■ TO DO ■
The lines to extract run from the first line of the material below to the line containing "import numpy as np", both included; leave the pictures behind.

■ STORED DATA ■
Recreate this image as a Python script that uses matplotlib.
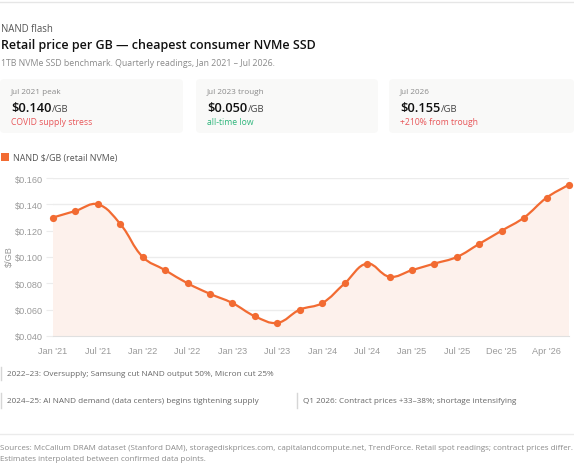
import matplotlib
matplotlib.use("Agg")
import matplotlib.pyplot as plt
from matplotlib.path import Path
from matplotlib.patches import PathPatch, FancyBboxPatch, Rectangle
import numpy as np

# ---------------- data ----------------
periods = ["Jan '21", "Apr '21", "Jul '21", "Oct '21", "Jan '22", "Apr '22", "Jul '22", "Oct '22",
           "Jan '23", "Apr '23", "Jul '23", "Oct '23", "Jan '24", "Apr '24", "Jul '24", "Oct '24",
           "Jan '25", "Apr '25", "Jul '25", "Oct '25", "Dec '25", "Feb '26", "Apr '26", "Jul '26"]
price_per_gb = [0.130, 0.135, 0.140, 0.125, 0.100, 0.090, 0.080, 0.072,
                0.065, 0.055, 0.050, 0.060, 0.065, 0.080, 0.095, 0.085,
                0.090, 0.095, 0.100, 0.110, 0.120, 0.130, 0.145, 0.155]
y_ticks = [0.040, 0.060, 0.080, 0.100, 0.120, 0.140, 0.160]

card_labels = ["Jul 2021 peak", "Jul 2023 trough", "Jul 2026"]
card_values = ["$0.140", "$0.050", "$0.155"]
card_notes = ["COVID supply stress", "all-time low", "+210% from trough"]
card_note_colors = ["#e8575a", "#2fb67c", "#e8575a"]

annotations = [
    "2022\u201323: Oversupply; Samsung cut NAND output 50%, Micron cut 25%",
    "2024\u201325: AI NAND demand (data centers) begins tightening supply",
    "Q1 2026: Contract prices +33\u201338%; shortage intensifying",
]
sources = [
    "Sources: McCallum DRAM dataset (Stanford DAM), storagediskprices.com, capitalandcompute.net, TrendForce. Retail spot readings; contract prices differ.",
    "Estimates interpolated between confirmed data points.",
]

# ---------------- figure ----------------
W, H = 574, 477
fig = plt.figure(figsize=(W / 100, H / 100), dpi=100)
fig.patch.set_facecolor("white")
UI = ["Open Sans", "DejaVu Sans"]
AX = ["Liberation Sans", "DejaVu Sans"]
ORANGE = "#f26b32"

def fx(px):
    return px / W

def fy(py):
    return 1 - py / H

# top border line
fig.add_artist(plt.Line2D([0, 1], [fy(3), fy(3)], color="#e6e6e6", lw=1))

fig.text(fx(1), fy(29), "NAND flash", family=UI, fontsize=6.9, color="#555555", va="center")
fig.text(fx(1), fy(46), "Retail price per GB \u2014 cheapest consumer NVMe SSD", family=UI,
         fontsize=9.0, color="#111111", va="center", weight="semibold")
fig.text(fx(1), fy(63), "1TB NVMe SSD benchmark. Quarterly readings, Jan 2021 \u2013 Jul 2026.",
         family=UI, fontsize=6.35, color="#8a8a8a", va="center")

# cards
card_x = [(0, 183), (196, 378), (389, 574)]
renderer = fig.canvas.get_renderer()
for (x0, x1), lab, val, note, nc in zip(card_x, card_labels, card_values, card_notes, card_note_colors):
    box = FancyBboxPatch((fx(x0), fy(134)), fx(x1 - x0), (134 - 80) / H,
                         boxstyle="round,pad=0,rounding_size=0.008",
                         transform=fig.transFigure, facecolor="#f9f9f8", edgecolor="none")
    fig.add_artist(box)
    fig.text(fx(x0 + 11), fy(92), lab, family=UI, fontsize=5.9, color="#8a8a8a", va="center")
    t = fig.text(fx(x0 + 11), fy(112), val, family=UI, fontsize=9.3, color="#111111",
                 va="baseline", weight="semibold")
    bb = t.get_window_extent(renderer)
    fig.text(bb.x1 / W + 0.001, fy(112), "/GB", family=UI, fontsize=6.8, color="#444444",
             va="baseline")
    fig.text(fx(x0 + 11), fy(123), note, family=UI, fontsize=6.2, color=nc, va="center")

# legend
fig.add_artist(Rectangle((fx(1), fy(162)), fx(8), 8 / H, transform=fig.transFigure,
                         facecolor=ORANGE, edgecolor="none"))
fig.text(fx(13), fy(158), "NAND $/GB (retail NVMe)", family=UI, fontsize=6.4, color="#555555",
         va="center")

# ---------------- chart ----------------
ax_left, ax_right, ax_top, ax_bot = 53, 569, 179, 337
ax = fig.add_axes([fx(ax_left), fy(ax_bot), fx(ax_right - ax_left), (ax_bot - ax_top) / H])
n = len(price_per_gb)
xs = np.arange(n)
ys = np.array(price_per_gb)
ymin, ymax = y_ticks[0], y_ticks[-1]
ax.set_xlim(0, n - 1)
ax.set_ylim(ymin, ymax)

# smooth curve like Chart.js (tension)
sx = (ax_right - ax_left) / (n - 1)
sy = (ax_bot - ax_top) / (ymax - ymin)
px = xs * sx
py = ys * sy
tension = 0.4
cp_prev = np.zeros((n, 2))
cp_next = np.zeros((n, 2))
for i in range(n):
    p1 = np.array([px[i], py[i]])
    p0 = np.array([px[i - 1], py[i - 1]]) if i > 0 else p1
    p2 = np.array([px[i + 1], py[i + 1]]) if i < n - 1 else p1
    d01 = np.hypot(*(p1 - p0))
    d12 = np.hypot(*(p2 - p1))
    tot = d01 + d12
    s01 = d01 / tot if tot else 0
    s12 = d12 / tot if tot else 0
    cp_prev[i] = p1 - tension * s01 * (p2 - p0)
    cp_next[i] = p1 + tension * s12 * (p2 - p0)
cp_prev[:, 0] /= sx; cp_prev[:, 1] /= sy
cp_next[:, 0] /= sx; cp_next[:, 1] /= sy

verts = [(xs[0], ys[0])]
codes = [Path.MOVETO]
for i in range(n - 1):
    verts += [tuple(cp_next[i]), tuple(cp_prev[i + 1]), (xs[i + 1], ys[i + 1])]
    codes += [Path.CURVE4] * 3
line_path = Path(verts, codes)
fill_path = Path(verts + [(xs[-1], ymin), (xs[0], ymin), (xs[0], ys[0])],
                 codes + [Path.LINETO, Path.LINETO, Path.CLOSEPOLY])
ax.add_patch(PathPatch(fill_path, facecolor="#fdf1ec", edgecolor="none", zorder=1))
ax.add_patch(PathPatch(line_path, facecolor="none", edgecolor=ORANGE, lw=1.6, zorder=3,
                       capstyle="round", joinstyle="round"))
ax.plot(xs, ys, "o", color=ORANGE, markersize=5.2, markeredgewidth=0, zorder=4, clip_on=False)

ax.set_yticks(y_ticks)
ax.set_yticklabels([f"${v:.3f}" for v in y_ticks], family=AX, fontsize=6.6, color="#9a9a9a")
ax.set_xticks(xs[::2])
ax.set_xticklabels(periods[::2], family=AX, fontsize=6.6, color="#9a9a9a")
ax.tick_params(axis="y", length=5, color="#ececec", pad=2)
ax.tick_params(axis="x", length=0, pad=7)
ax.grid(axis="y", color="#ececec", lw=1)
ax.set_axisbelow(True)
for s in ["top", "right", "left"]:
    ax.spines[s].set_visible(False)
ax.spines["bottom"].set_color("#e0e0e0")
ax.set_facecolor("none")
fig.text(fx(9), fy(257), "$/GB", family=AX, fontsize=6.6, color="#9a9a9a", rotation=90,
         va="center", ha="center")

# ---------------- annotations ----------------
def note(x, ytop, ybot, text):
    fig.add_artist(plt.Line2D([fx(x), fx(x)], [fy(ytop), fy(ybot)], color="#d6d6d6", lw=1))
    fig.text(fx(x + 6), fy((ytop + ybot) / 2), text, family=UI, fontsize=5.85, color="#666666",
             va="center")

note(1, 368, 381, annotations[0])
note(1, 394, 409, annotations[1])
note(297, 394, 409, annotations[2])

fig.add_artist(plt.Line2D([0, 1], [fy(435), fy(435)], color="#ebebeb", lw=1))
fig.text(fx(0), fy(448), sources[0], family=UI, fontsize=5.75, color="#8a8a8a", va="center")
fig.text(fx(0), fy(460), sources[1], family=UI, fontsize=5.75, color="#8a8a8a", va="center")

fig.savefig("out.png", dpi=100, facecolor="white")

■ SOLUTION TO THE EXERCISE ■
Recreate this image as a Python script that uses matplotlib.
import matplotlib
matplotlib.use("Agg")
import matplotlib.pyplot as plt
from matplotlib.path import Path
from matplotlib.patches import PathPatch, FancyBboxPatch, Rectangle
import numpy as np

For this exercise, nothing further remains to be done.